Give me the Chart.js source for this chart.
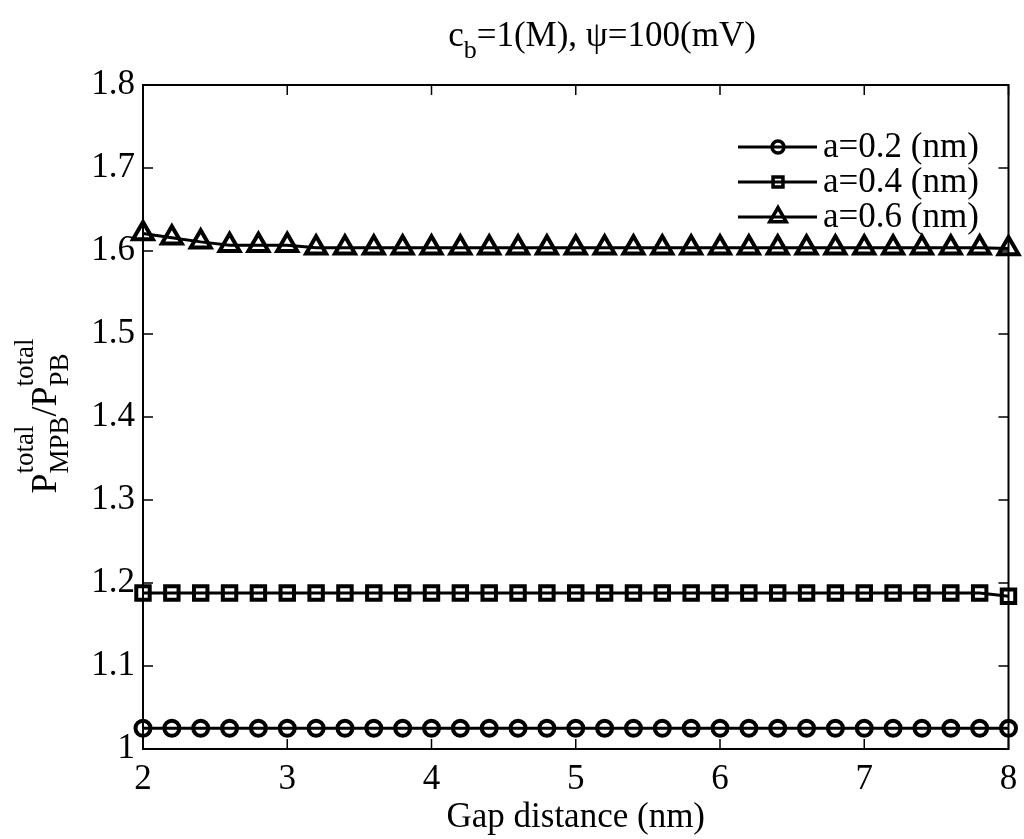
<!DOCTYPE html>
<html><head><meta charset="utf-8">
<script src="https://cdn.jsdelivr.net/npm/chart.js@4"></script>
<style>html,body{margin:0;padding:0;background:#fff;}canvas{display:block}</style>
</head><body>
<canvas id="c" width="1024" height="839"></canvas>
<script>
const gapDistance = [2.0,2.2,2.4,2.6,2.8,3.0,3.2,3.4,3.6,3.8,4.0,4.2,4.4,4.6,4.8,5.0,5.2,5.4,5.6,5.8,6.0,6.2,6.4,6.6,6.8,7.0,7.2,7.4,7.6,7.8,8.0];
const ratioA02 = [1.025,1.025,1.025,1.025,1.025,1.025,1.025,1.025,1.025,1.025,1.025,1.025,1.025,1.025,1.025,1.025,1.025,1.025,1.025,1.025,1.025,1.025,1.025,1.025,1.025,1.025,1.025,1.025,1.025,1.025,1.025];
const ratioA04 = [1.188,1.188,1.188,1.188,1.188,1.188,1.188,1.188,1.188,1.188,1.188,1.188,1.188,1.188,1.188,1.188,1.188,1.188,1.188,1.188,1.188,1.188,1.188,1.188,1.188,1.188,1.188,1.188,1.188,1.188,1.184];
const ratioA06 = [1.621,1.616,1.611,1.607,1.607,1.607,1.604,1.604,1.604,1.604,1.604,1.604,1.604,1.604,1.604,1.604,1.604,1.604,1.604,1.604,1.604,1.604,1.604,1.604,1.604,1.604,1.604,1.604,1.604,1.604,1.603];
const seriesLabels = ['a=0.2 (nm)','a=0.4 (nm)','a=0.6 (nm)'];
const xTickValues = [2,3,4,5,6,7,8];
const yTickValues = [1.0,1.1,1.2,1.3,1.4,1.5,1.6,1.7,1.8];
const chartTitle = {main:'c', sub:'b', rest:'=1(M), \u03c8=100(mV)'};
const xTitle = 'Gap distance (nm)';

const FONT = 'Liberation Serif';
const markerStyles = ['circle','rect','triangle'];
const markerRadius = [7.5, 9.5, 11.5];
const legendRadius = [6, 7, 9.5];

function pts(ys){ return gapDistance.map((x,i)=>({x:x,y:ys[i]})); }
const seriesData = [ratioA02, ratioA04, ratioA06];

const datasets = seriesData.map((ys,i)=>({
  label: seriesLabels[i],
  data: pts(ys),
  borderColor:'#000', borderWidth:3,
  pointStyle: markerStyles[i], pointRadius: markerRadius[i],
  pointBorderWidth:4, pointBorderColor:'#000', pointBackgroundColor:'rgba(0,0,0,0)',
  pointHoverRadius: markerRadius[i],
  fill:false, tension:0, clip:false
}));

function drawMarker(ctx, style, x, y, r){
  ctx.beginPath();
  if(style==='circle'){ ctx.arc(x,y,r,0,Math.PI*2); }
  else if(style==='rect'){ const s=r*Math.SQRT1_2; ctx.rect(x-s,y-s,2*s,2*s); }
  else { const w=r*Math.sqrt(3)/2;
    ctx.moveTo(x, y-r); ctx.lineTo(x+w, y+r/2); ctx.lineTo(x-w, y+r/2); ctx.closePath(); }
  ctx.stroke();
}

const decor = {
  id:'decor',
  afterDraw(chart){
    const ctx = chart.ctx, a = chart.chartArea;
    const xs = chart.scales.x, ys = chart.scales.y;
    ctx.save();
    ctx.strokeStyle='#000'; ctx.lineWidth=2;
    ctx.strokeRect(a.left, a.top, a.right-a.left, a.bottom-a.top);
    const tl = 10;
    ctx.lineWidth=1.5;
    ctx.beginPath();
    xTickValues.forEach(v=>{ const px = xs.getPixelForValue(v);
      ctx.moveTo(px,a.bottom); ctx.lineTo(px,a.bottom-tl);
      ctx.moveTo(px,a.top); ctx.lineTo(px,a.top+tl); });
    yTickValues.forEach(v=>{ const py = ys.getPixelForValue(v);
      ctx.moveTo(a.left,py); ctx.lineTo(a.left+tl,py);
      ctx.moveTo(a.right,py); ctx.lineTo(a.right-tl,py); });
    ctx.stroke();

    // legend
    ctx.fillStyle='#000'; ctx.textBaseline='middle'; ctx.textAlign='left';
    ctx.font = '35px "'+FONT+'"';
    const rows=[147,182,217];
    seriesLabels.forEach((lab,i)=>{
      const y=rows[i];
      ctx.lineWidth=3;
      ctx.beginPath(); ctx.moveTo(738,y); ctx.lineTo(817,y); ctx.stroke();
      ctx.lineWidth=3.5;
      drawMarker(ctx, markerStyles[i], 778, y, legendRadius[i]);
      ctx.fillText(lab, 823, y+1);
    });

    // title with subscript
    ctx.textBaseline='alphabetic';
    const big='35px "'+FONT+'"', small='26px "'+FONT+'"';
    ctx.font=big; const w1=ctx.measureText(chartTitle.main).width;
    ctx.font=small; const w2=ctx.measureText(chartTitle.sub).width;
    ctx.font=big; const w3=ctx.measureText(chartTitle.rest).width;
    let tx = 602 - (w1+w2+w3)/2; const tb=46;
    ctx.font=big; ctx.fillText(chartTitle.main, tx, tb); tx+=w1;
    ctx.font=small; ctx.fillText(chartTitle.sub, tx, tb+12); tx+=w2;
    ctx.font=big; ctx.fillText(chartTitle.rest, tx, tb);

    // y-axis title P^total_MPB / P^total_PB
    const mainF='36px "'+FONT+'"', scrF='27px "'+FONT+'"';
    ctx.font=mainF;
    const wP=ctx.measureText('P').width, wS=ctx.measureText('/').width;
    ctx.font=scrF;
    const wt=ctx.measureText('total').width, wm=ctx.measureText('MPB').width, wpb=ctx.measureText('PB').width;
    const total = wP+Math.max(wt,wm)+wS+wP+Math.max(wt,wpb);
    ctx.translate(56, 416 + total/2);
    ctx.rotate(-Math.PI/2);
    let px=0;
    ctx.font=mainF; ctx.fillText('P',px,0); px+=wP;
    ctx.font=scrF; ctx.fillText('total',px,-23); ctx.fillText('MPB',px,12); px+=Math.max(wt,wm);
    ctx.font=mainF; ctx.fillText('/',px,0); px+=wS;
    ctx.fillText('P',px,0); px+=wP;
    ctx.font=scrF; ctx.fillText('total',px,-23); ctx.fillText('PB',px,12);
    ctx.restore();
  }
};

new Chart(document.getElementById('c'), {
  type:'line',
  data:{datasets},
  options:{
    responsive:false, animation:false, devicePixelRatio:1,
    layout:{padding:{left:0,right:14,top:85,bottom:0}},
    plugins:{legend:{display:false}, title:{display:false}, tooltip:{enabled:false}},
    events:[],
    scales:{
      x:{type:'linear', min:2, max:8,
        afterBuildTicks:s=>{ s.ticks = xTickValues.map(v=>({value:v})); },
        afterFit:s=>{ s.height=90; s.paddingRight=0; s.paddingLeft=0; },
        grid:{display:false, drawTicks:false}, border:{display:false},
        ticks:{color:'#000', font:{family:FONT,size:35}, padding:10, maxRotation:0, callback:v=>String(v)},
        title:{display:true, text:xTitle, color:'#000', font:{family:FONT,size:35}, padding:{top:0,bottom:0}}
      },
      y:{type:'linear', min:1, max:1.8,
        afterBuildTicks:s=>{ s.ticks = yTickValues.map(v=>({value:v})); },
        afterFit:s=>{ s.width=143; s.paddingTop=0; s.paddingBottom=0; },
        grid:{display:false, drawTicks:false}, border:{display:false},
        ticks:{color:'#000', font:{family:FONT,size:35}, padding:8, callback:v=>(v===1?'1':Number(v).toFixed(1))}
      }
    }
  },
  plugins:[decor]
});
</script>
</body></html>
= = =
▸ Required task: Return the listing above in full and without alteration, excluding its pictures.

▸ Worked answer:
Give me the Chart.js source for this chart.
<!DOCTYPE html>
<html><head><meta charset="utf-8">
<script src="https://cdn.jsdelivr.net/npm/chart.js@4"></script>
<style>html,body{margin:0;padding:0;background:#fff;}canvas{display:block}</style>
</head><body>
<canvas id="c" width="1024" height="839"></canvas>
<script>
const gapDistance = [2.0,2.2,2.4,2.6,2.8,3.0,3.2,3.4,3.6,3.8,4.0,4.2,4.4,4.6,4.8,5.0,5.2,5.4,5.6,5.8,6.0,6.2,6.4,6.6,6.8,7.0,7.2,7.4,7.6,7.8,8.0];
const ratioA02 = [1.025,1.025,1.025,1.025,1.025,1.025,1.025,1.025,1.025,1.025,1.025,1.025,1.025,1.025,1.025,1.025,1.025,1.025,1.025,1.025,1.025,1.025,1.025,1.025,1.025,1.025,1.025,1.025,1.025,1.025,1.025];
const ratioA04 = [1.188,1.188,1.188,1.188,1.188,1.188,1.188,1.188,1.188,1.188,1.188,1.188,1.188,1.188,1.188,1.188,1.188,1.188,1.188,1.188,1.188,1.188,1.188,1.188,1.188,1.188,1.188,1.188,1.188,1.188,1.184];
const ratioA06 = [1.621,1.616,1.611,1.607,1.607,1.607,1.604,1.604,1.604,1.604,1.604,1.604,1.604,1.604,1.604,1.604,1.604,1.604,1.604,1.604,1.604,1.604,1.604,1.604,1.604,1.604,1.604,1.604,1.604,1.604,1.603];
const seriesLabels = ['a=0.2 (nm)','a=0.4 (nm)','a=0.6 (nm)'];
const xTickValues = [2,3,4,5,6,7,8];
const yTickValues = [1.0,1.1,1.2,1.3,1.4,1.5,1.6,1.7,1.8];
const chartTitle = {main:'c', sub:'b', rest:'=1(M), \u03c8=100(mV)'};
const xTitle = 'Gap distance (nm)';

const FONT = 'Liberation Serif';
const markerStyles = ['circle','rect','triangle'];
const markerRadius = [7.5, 9.5, 11.5];
const legendRadius = [6, 7, 9.5];

function pts(ys){ return gapDistance.map((x,i)=>({x:x,y:ys[i]})); }
const seriesData = [ratioA02, ratioA04, ratioA06];

const datasets = seriesData.map((ys,i)=>({
  label: seriesLabels[i],
  data: pts(ys),
  borderColor:'#000', borderWidth:3,
  pointStyle: markerStyles[i], pointRadius: markerRadius[i],
  pointBorderWidth:4, pointBorderColor:'#000', pointBackgroundColor:'rgba(0,0,0,0)',
  pointHoverRadius: markerRadius[i],
  fill:false, tension:0, clip:false
}));

function drawMarker(ctx, style, x, y, r){
  ctx.beginPath();
  if(style==='circle'){ ctx.arc(x,y,r,0,Math.PI*2); }
  else if(style==='rect'){ const s=r*Math.SQRT1_2; ctx.rect(x-s,y-s,2*s,2*s); }
  else { const w=r*Math.sqrt(3)/2;
    ctx.moveTo(x, y-r); ctx.lineTo(x+w, y+r/2); ctx.lineTo(x-w, y+r/2); ctx.closePath(); }
  ctx.stroke();
}

const decor = {
  id:'decor',
  afterDraw(chart){
    const ctx = chart.ctx, a = chart.chartArea;
    const xs = chart.scales.x, ys = chart.scales.y;
    ctx.save();
    ctx.strokeStyle='#000'; ctx.lineWidth=2;
    ctx.strokeRect(a.left, a.top, a.right-a.left, a.bottom-a.top);
    const tl = 10;
    ctx.lineWidth=1.5;
    ctx.beginPath();
    xTickValues.forEach(v=>{ const px = xs.getPixelForValue(v);
      ctx.moveTo(px,a.bottom); ctx.lineTo(px,a.bottom-tl);
      ctx.moveTo(px,a.top); ctx.lineTo(px,a.top+tl); });
    yTickValues.forEach(v=>{ const py = ys.getPixelForValue(v);
      ctx.moveTo(a.left,py); ctx.lineTo(a.left+tl,py);
      ctx.moveTo(a.right,py); ctx.lineTo(a.right-tl,py); });
    ctx.stroke();

    // legend
    ctx.fillStyle='#000'; ctx.textBaseline='middle'; ctx.textAlign='left';
    ctx.font = '35px "'+FONT+'"';
    const rows=[147,182,217];
    seriesLabels.forEach((lab,i)=>{
      const y=rows[i];
      ctx.lineWidth=3;
      ctx.beginPath(); ctx.moveTo(738,y); ctx.lineTo(817,y); ctx.stroke();
      ctx.lineWidth=3.5;
      drawMarker(ctx, markerStyles[i], 778, y, legendRadius[i]);
      ctx.fillText(lab, 823, y+1);
    });

    // title with subscript
    ctx.textBaseline='alphabetic';
    const big='35px "'+FONT+'"', small='26px "'+FONT+'"';
    ctx.font=big; const w1=ctx.measureText(chartTitle.main).width;
    ctx.font=small; const w2=ctx.measureText(chartTitle.sub).width;
    ctx.font=big; const w3=ctx.measureText(chartTitle.rest).width;
    let tx = 602 - (w1+w2+w3)/2; const tb=46;
    ctx.font=big; ctx.fillText(chartTitle.main, tx, tb); tx+=w1;
    ctx.font=small; ctx.fillText(chartTitle.sub, tx, tb+12); tx+=w2;
    ctx.font=big; ctx.fillText(chartTitle.rest, tx, tb);

    // y-axis title P^total_MPB / P^total_PB
    const mainF='36px "'+FONT+'"', scrF='27px "'+FONT+'"';
    ctx.font=mainF;
    const wP=ctx.measureText('P').width, wS=ctx.measureText('/').width;
    ctx.font=scrF;
    const wt=ctx.measureText('total').width, wm=ctx.measureText('MPB').width, wpb=ctx.measureText('PB').width;
    const total = wP+Math.max(wt,wm)+wS+wP+Math.max(wt,wpb);
    ctx.translate(56, 416 + total/2);
    ctx.rotate(-Math.PI/2);
    let px=0;
    ctx.font=mainF; ctx.fillText('P',px,0); px+=wP;
    ctx.font=scrF; ctx.fillText('total',px,-23); ctx.fillText('MPB',px,12); px+=Math.max(wt,wm);
    ctx.font=mainF; ctx.fillText('/',px,0); px+=wS;
    ctx.fillText('P',px,0); px+=wP;
    ctx.font=scrF; ctx.fillText('total',px,-23); ctx.fillText('PB',px,12);
    ctx.restore();
  }
};

new Chart(document.getElementById('c'), {
  type:'line',
  data:{datasets},
  options:{
    responsive:false, animation:false, devicePixelRatio:1,
    layout:{padding:{left:0,right:14,top:85,bottom:0}},
    plugins:{legend:{display:false}, title:{display:false}, tooltip:{enabled:false}},
    events:[],
    scales:{
      x:{type:'linear', min:2, max:8,
        afterBuildTicks:s=>{ s.ticks = xTickValues.map(v=>({value:v})); },
        afterFit:s=>{ s.height=90; s.paddingRight=0; s.paddingLeft=0; },
        grid:{display:false, drawTicks:false}, border:{display:false},
        ticks:{color:'#000', font:{family:FONT,size:35}, padding:10, maxRotation:0, callback:v=>String(v)},
        title:{display:true, text:xTitle, color:'#000', font:{family:FONT,size:35}, padding:{top:0,bottom:0}}
      },
      y:{type:'linear', min:1, max:1.8,
        afterBuildTicks:s=>{ s.ticks = yTickValues.map(v=>({value:v})); },
        afterFit:s=>{ s.width=143; s.paddingTop=0; s.paddingBottom=0; },
        grid:{display:false, drawTicks:false}, border:{display:false},
        ticks:{color:'#000', font:{family:FONT,size:35}, padding:8, callback:v=>(v===1?'1':Number(v).toFixed(1))}
      }
    }
  },
  plugins:[decor]
});
</script>
</body></html>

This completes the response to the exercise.